STATED TASK:
Reproduce every line of the listing as written, apart from the pictures.

INFORMATION PROVIDED:

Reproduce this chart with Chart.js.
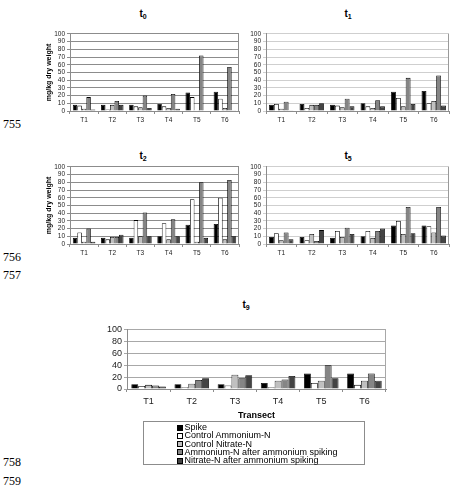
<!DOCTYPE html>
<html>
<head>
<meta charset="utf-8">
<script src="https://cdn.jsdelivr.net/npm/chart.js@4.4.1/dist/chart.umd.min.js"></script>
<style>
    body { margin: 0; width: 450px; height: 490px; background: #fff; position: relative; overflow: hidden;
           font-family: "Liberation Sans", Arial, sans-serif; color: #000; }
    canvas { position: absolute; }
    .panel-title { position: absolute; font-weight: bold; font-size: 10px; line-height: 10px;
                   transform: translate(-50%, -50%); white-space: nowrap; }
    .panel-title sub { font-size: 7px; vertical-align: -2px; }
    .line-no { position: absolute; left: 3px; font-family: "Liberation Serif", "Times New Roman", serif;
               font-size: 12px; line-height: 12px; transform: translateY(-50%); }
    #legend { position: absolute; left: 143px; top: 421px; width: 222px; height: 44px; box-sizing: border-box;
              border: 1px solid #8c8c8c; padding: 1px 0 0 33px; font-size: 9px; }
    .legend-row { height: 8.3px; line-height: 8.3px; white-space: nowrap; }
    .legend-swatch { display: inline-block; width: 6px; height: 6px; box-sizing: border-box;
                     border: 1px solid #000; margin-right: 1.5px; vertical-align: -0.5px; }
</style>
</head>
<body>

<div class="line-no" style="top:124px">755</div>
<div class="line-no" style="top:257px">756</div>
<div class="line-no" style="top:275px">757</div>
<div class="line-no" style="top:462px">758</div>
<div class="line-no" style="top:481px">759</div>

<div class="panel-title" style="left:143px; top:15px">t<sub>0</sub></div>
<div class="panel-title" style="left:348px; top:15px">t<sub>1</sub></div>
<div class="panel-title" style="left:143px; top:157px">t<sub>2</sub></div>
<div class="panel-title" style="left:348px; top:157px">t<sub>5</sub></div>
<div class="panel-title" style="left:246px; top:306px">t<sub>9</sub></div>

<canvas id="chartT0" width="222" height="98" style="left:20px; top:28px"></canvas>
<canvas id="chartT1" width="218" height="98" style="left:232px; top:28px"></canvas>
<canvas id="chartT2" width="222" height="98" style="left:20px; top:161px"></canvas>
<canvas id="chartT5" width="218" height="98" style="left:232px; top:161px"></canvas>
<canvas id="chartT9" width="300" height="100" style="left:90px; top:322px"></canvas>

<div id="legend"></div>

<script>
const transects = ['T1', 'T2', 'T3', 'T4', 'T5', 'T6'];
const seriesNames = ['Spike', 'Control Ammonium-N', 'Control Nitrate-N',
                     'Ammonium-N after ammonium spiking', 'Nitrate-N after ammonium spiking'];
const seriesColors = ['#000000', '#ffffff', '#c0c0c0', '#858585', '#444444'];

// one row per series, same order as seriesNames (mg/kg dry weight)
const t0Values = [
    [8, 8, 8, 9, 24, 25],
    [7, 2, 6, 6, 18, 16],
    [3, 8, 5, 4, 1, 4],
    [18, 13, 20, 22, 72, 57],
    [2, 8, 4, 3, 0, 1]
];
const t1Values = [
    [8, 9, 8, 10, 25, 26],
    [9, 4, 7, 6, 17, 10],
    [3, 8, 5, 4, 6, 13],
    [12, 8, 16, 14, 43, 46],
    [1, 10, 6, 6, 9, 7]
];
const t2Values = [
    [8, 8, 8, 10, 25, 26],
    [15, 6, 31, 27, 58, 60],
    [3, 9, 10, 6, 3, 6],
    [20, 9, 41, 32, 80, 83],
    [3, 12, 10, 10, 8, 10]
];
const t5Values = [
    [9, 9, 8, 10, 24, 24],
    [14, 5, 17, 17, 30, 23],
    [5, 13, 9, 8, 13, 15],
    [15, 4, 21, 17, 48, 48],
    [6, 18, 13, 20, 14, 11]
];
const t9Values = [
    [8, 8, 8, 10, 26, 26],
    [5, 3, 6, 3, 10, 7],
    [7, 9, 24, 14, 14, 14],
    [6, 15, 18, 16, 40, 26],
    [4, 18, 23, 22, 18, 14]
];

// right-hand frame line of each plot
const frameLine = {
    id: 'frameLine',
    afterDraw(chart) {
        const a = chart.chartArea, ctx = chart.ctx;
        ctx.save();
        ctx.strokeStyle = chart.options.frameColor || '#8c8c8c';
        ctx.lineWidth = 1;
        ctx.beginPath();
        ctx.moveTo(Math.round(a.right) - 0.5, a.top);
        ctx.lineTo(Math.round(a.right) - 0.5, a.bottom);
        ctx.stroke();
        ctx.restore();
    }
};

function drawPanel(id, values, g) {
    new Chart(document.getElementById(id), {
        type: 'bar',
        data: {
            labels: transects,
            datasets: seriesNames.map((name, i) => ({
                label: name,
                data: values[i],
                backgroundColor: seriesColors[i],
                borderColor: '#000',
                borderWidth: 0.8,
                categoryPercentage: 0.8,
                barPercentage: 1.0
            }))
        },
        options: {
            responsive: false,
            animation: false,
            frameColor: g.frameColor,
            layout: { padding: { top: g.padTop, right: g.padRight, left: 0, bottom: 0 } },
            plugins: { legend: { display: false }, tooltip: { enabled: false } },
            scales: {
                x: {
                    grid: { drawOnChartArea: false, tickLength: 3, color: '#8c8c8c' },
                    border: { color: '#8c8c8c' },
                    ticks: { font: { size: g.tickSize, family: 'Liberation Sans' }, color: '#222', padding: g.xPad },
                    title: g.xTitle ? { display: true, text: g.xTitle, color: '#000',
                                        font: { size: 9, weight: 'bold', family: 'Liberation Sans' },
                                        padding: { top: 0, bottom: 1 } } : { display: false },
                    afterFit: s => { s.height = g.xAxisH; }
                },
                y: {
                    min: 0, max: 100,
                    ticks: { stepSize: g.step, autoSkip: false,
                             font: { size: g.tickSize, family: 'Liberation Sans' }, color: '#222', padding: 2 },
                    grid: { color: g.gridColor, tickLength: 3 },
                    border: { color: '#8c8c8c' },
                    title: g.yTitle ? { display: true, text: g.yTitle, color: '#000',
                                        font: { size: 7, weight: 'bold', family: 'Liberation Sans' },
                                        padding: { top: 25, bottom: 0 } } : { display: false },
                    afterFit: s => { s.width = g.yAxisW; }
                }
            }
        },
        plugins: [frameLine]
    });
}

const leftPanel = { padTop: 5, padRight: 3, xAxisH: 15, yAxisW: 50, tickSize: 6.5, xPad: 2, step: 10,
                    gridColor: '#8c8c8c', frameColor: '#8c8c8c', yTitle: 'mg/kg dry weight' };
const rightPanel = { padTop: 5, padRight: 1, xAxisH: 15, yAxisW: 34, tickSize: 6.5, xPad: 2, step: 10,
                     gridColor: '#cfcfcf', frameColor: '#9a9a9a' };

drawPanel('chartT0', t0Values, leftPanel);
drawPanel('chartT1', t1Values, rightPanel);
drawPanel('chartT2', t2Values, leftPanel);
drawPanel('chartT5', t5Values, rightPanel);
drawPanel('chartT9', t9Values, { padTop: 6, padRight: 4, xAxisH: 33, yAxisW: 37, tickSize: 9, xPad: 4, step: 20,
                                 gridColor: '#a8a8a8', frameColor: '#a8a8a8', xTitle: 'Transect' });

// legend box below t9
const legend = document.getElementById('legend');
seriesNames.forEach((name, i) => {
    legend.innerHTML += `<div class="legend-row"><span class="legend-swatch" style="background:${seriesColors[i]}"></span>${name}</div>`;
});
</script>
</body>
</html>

SOLUTION:
Reproduce this chart with Chart.js.
<!DOCTYPE html>
<html>
<head>
<meta charset="utf-8">
<script src="https://cdn.jsdelivr.net/npm/chart.js@4.4.1/dist/chart.umd.min.js"></script>
<style>
    body { margin: 0; width: 450px; height: 490px; background: #fff; position: relative; overflow: hidden;
           font-family: "Liberation Sans", Arial, sans-serif; color: #000; }
    canvas { position: absolute; }
    .panel-title { position: absolute; font-weight: bold; font-size: 10px; line-height: 10px;
                   transform: translate(-50%, -50%); white-space: nowrap; }
    .panel-title sub { font-size: 7px; vertical-align: -2px; }
    .line-no { position: absolute; left: 3px; font-family: "Liberation Serif", "Times New Roman", serif;
               font-size: 12px; line-height: 12px; transform: translateY(-50%); }
    #legend { position: absolute; left: 143px; top: 421px; width: 222px; height: 44px; box-sizing: border-box;
              border: 1px solid #8c8c8c; padding: 1px 0 0 33px; font-size: 9px; }
    .legend-row { height: 8.3px; line-height: 8.3px; white-space: nowrap; }
    .legend-swatch { display: inline-block; width: 6px; height: 6px; box-sizing: border-box;
                     border: 1px solid #000; margin-right: 1.5px; vertical-align: -0.5px; }
</style>
</head>
<body>

<div class="line-no" style="top:124px">755</div>
<div class="line-no" style="top:257px">756</div>
<div class="line-no" style="top:275px">757</div>
<div class="line-no" style="top:462px">758</div>
<div class="line-no" style="top:481px">759</div>

<div class="panel-title" style="left:143px; top:15px">t<sub>0</sub></div>
<div class="panel-title" style="left:348px; top:15px">t<sub>1</sub></div>
<div class="panel-title" style="left:143px; top:157px">t<sub>2</sub></div>
<div class="panel-title" style="left:348px; top:157px">t<sub>5</sub></div>
<div class="panel-title" style="left:246px; top:306px">t<sub>9</sub></div>

<canvas id="chartT0" width="222" height="98" style="left:20px; top:28px"></canvas>
<canvas id="chartT1" width="218" height="98" style="left:232px; top:28px"></canvas>
<canvas id="chartT2" width="222" height="98" style="left:20px; top:161px"></canvas>
<canvas id="chartT5" width="218" height="98" style="left:232px; top:161px"></canvas>
<canvas id="chartT9" width="300" height="100" style="left:90px; top:322px"></canvas>

<div id="legend"></div>

<script>
const transects = ['T1', 'T2', 'T3', 'T4', 'T5', 'T6'];
const seriesNames = ['Spike', 'Control Ammonium-N', 'Control Nitrate-N',
                     'Ammonium-N after ammonium spiking', 'Nitrate-N after ammonium spiking'];
const seriesColors = ['#000000', '#ffffff', '#c0c0c0', '#858585', '#444444'];

// one row per series, same order as seriesNames (mg/kg dry weight)
const t0Values = [
    [8, 8, 8, 9, 24, 25],
    [7, 2, 6, 6, 18, 16],
    [3, 8, 5, 4, 1, 4],
    [18, 13, 20, 22, 72, 57],
    [2, 8, 4, 3, 0, 1]
];
const t1Values = [
    [8, 9, 8, 10, 25, 26],
    [9, 4, 7, 6, 17, 10],
    [3, 8, 5, 4, 6, 13],
    [12, 8, 16, 14, 43, 46],
    [1, 10, 6, 6, 9, 7]
];
const t2Values = [
    [8, 8, 8, 10, 25, 26],
    [15, 6, 31, 27, 58, 60],
    [3, 9, 10, 6, 3, 6],
    [20, 9, 41, 32, 80, 83],
    [3, 12, 10, 10, 8, 10]
];
const t5Values = [
    [9, 9, 8, 10, 24, 24],
    [14, 5, 17, 17, 30, 23],
    [5, 13, 9, 8, 13, 15],
    [15, 4, 21, 17, 48, 48],
    [6, 18, 13, 20, 14, 11]
];
const t9Values = [
    [8, 8, 8, 10, 26, 26],
    [5, 3, 6, 3, 10, 7],
    [7, 9, 24, 14, 14, 14],
    [6, 15, 18, 16, 40, 26],
    [4, 18, 23, 22, 18, 14]
];

// right-hand frame line of each plot
const frameLine = {
    id: 'frameLine',
    afterDraw(chart) {
        const a = chart.chartArea, ctx = chart.ctx;
        ctx.save();
        ctx.strokeStyle = chart.options.frameColor || '#8c8c8c';
        ctx.lineWidth = 1;
        ctx.beginPath();
        ctx.moveTo(Math.round(a.right) - 0.5, a.top);
        ctx.lineTo(Math.round(a.right) - 0.5, a.bottom);
        ctx.stroke();
        ctx.restore();
    }
};

function drawPanel(id, values, g) {
    new Chart(document.getElementById(id), {
        type: 'bar',
        data: {
            labels: transects,
            datasets: seriesNames.map((name, i) => ({
                label: name,
                data: values[i],
                backgroundColor: seriesColors[i],
                borderColor: '#000',
                borderWidth: 0.8,
                categoryPercentage: 0.8,
                barPercentage: 1.0
            }))
        },
        options: {
            responsive: false,
            animation: false,
            frameColor: g.frameColor,
            layout: { padding: { top: g.padTop, right: g.padRight, left: 0, bottom: 0 } },
            plugins: { legend: { display: false }, tooltip: { enabled: false } },
            scales: {
                x: {
                    grid: { drawOnChartArea: false, tickLength: 3, color: '#8c8c8c' },
                    border: { color: '#8c8c8c' },
                    ticks: { font: { size: g.tickSize, family: 'Liberation Sans' }, color: '#222', padding: g.xPad },
                    title: g.xTitle ? { display: true, text: g.xTitle, color: '#000',
                                        font: { size: 9, weight: 'bold', family: 'Liberation Sans' },
                                        padding: { top: 0, bottom: 1 } } : { display: false },
                    afterFit: s => { s.height = g.xAxisH; }
                },
                y: {
                    min: 0, max: 100,
                    ticks: { stepSize: g.step, autoSkip: false,
                             font: { size: g.tickSize, family: 'Liberation Sans' }, color: '#222', padding: 2 },
                    grid: { color: g.gridColor, tickLength: 3 },
                    border: { color: '#8c8c8c' },
                    title: g.yTitle ? { display: true, text: g.yTitle, color: '#000',
                                        font: { size: 7, weight: 'bold', family: 'Liberation Sans' },
                                        padding: { top: 25, bottom: 0 } } : { display: false },
                    afterFit: s => { s.width = g.yAxisW; }
                }
            }
        },
        plugins: [frameLine]
    });
}

const leftPanel = { padTop: 5, padRight: 3, xAxisH: 15, yAxisW: 50, tickSize: 6.5, xPad: 2, step: 10,
                    gridColor: '#8c8c8c', frameColor: '#8c8c8c', yTitle: 'mg/kg dry weight' };
const rightPanel = { padTop: 5, padRight: 1, xAxisH: 15, yAxisW: 34, tickSize: 6.5, xPad: 2, step: 10,
                     gridColor: '#cfcfcf', frameColor: '#9a9a9a' };

drawPanel('chartT0', t0Values, leftPanel);
drawPanel('chartT1', t1Values, rightPanel);
drawPanel('chartT2', t2Values, leftPanel);
drawPanel('chartT5', t5Values, rightPanel);
drawPanel('chartT9', t9Values, { padTop: 6, padRight: 4, xAxisH: 33, yAxisW: 37, tickSize: 9, xPad: 4, step: 20,
                                 gridColor: '#a8a8a8', frameColor: '#a8a8a8', xTitle: 'Transect' });

// legend box below t9
const legend = document.getElementById('legend');
seriesNames.forEach((name, i) => {
    legend.innerHTML += `<div class="legend-row"><span class="legend-swatch" style="background:${seriesColors[i]}"></span>${name}</div>`;
});
</script>
</body>
</html>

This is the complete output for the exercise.